The most common type of plagiarism on term papers here at the University of Alberta tends to be the unacknowledged use of sentences or paragraphs from websites. Robert Harris lists several ways to detect plagiarized passages, including abrupt changes in style or diction, unusual or inconsistent formatting, and obvious references to facts or people outside the scope of the paper .
You may also find something in a term paper that sounds familiar. Keep copies of previous term papers, just in case you run across one that has been resubmitted or plagiarized by another student.
The University of Alberta does not subscribe to any of the plagiarism detection services but there are other ways to detect plagiarism from a website. Once you suspect misuse of a website, the easiest way to check it is to type a suspect phrase (in quotation marks to find the exact phrase) into a search engine like Google. Start with concise but distinctive phrases rather than an entire sentence or paragraph. Be alert to the possibility that some websites also include plagiarized material.
If you opt to use a text-matching software to detect plagiarism in student work, be aware that that use must be FOIPP compliant. There are also intellectual property and pedagogical implications that should be considered. If you use a software package that stores student work in a database, you must also provide an opportunity for students to opt out. See the Report on the Use of Text-Matching Software for Detecting Plagiarism in Student Work.

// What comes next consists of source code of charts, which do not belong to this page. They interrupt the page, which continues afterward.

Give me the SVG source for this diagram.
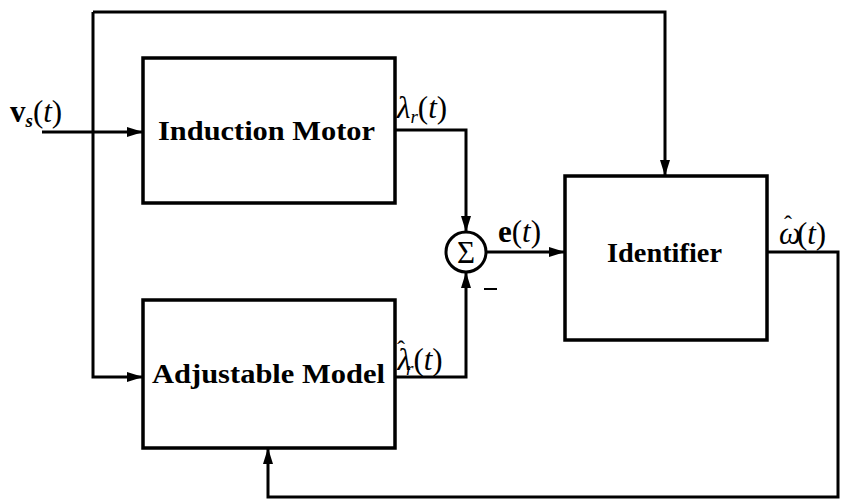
<svg xmlns="http://www.w3.org/2000/svg" width="845" height="501" viewBox="0 0 845 501">
<defs>
<marker id="ah" viewBox="0 0 16 10" refX="16" refY="5" markerWidth="16" markerHeight="10" markerUnits="userSpaceOnUse" orient="auto">
<path d="M0,0 L16,5 L0,10 Z" fill="#000"/>
</marker>
</defs>
<style>
.box{fill:none;stroke:#000;stroke-width:3.5}
.ln{fill:none;stroke:#000;stroke-width:3}
.lbl{font-family:"Liberation Serif","DejaVu Serif",serif;font-weight:bold;font-size:28px;fill:#000}
.m{font-family:"Liberation Serif","DejaVu Serif",serif;font-size:31px;fill:#000}
.i{font-style:italic}
.b{font-weight:bold}
</style>
<rect width="845" height="501" fill="#fff"/>
<g id="connectors">
<path class="ln" d="M42,132 H143" marker-end="url(#ah)"/>
<path class="ln" d="M93,12 V377 H143" marker-end="url(#ah)"/>
<path class="ln" d="M93,12 H665 V176" marker-end="url(#ah)"/>
<path class="ln" d="M395,130 H466 V232" marker-end="url(#ah)"/>
<path class="ln" d="M395,377 H466 V272" marker-end="url(#ah)"/>
<path class="ln" d="M486,252 H565" marker-end="url(#ah)"/>
<path class="ln" d="M767,252 H838 V497 H268 V448" marker-end="url(#ah)"/>
</g>
<g id="induction-motor">
<rect class="box" x="143" y="58" width="252" height="145"/>
<text class="lbl" x="158" y="140" textLength="217" lengthAdjust="spacingAndGlyphs">Induction Motor</text>
</g>
<g id="adjustable-model">
<rect class="box" x="143" y="300" width="252" height="148"/>
<text class="lbl" x="152" y="383" textLength="233" lengthAdjust="spacingAndGlyphs">Adjustable Model</text>
</g>
<g id="identifier">
<rect class="box" x="565" y="176" width="202" height="164"/>
<text class="lbl" x="607" y="262" textLength="115" lengthAdjust="spacingAndGlyphs">Identifier</text>
</g>
<g id="sum">
<circle cx="466" cy="252" r="20" fill="#fff" stroke="#000" stroke-width="3"/>
<text class="m" x="466" y="263" text-anchor="middle" font-size="32">Σ</text>
<path d="M484,289 H497" stroke="#000" stroke-width="2"/>
</g>
<g id="labels">
<text class="m" x="10" y="122"><tspan class="b">v</tspan><tspan class="b i" font-size="19" dy="5">s</tspan><tspan dy="-5">(</tspan><tspan class="i">t</tspan>)</text>
<text class="m" x="397" y="118"><tspan class="i">λ</tspan><tspan class="i" font-size="19" dy="5">r</tspan><tspan dy="-5">(</tspan><tspan class="i">t</tspan>)</text>
<text class="m" x="397" y="370"><tspan class="i">λ</tspan><tspan font-size="24" dx="-14" dy="-13">ˆ</tspan><tspan class="i" font-size="19" dx="1" dy="18">r</tspan><tspan dy="-5">(</tspan><tspan class="i">t</tspan>)</text>
<text class="m" x="498" y="242"><tspan class="b">e</tspan>(<tspan class="i">t</tspan>)</text>
<text class="m" x="779" y="244"><tspan class="i">ω</tspan><tspan font-size="24" dx="-17" dy="-12">ˆ</tspan><tspan dx="5" dy="12">(</tspan><tspan class="i">t</tspan>)</text>
</g>
</svg>
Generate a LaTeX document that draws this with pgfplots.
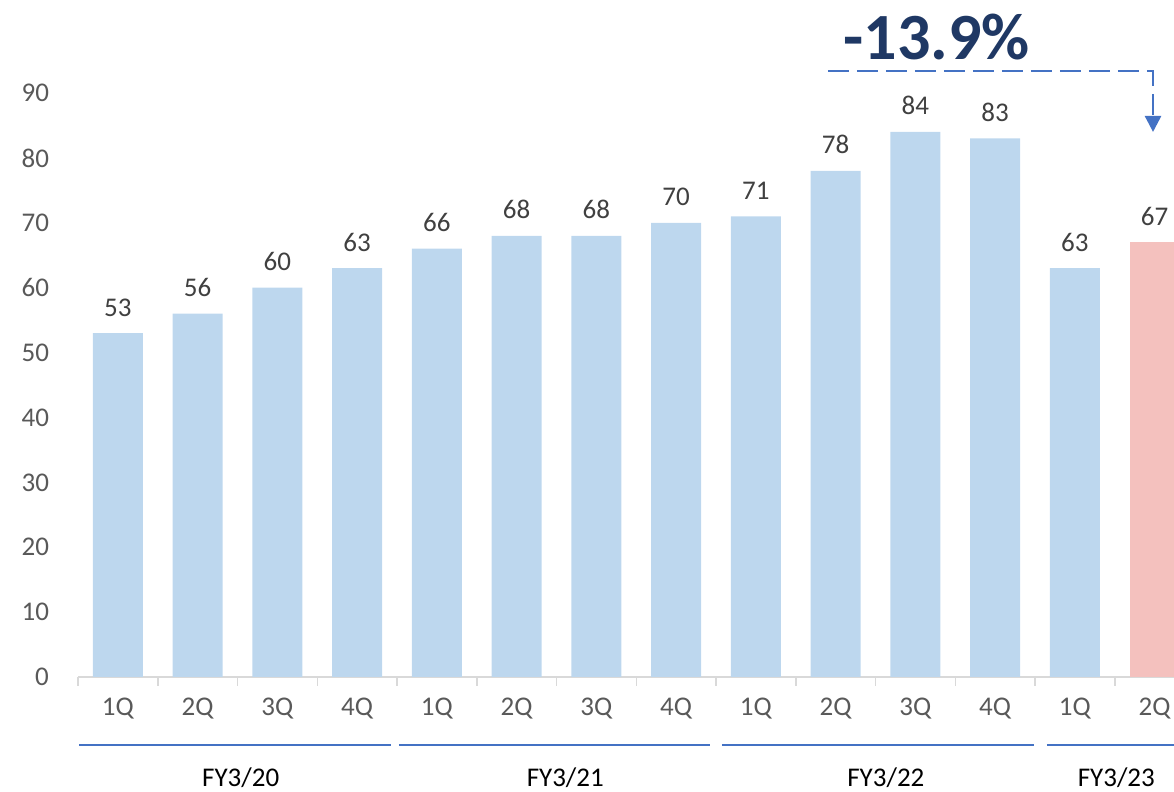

 Harris, Robert A. (2001). The Plagiarism Handbook. Los Angeles: Pyrczak Publishing.
Deterrence is always better than detection. Let students know specifically what you expect on labs and assignments concerning group work or collaboration on assignments. If you allow collaboration, how much is acceptable? At what point does it cross the line into plagiarism, cheating, or participation in an offence?
It's a good idea, if possible, to photocopy or digitally scan assignments before you hand them back. In the unlikely event that a student changes answers and resubmits the assignment for extra marks, you can compare the photocopy to the assignment to be sure nothing was altered (i.e. Misrepresentation of Facts).
Detecting inappropriate collaboration may be as simple as noting that two or more assignments contain similar or identical responses, especially in terms of diction, formatting or unusual formulations or mistakes.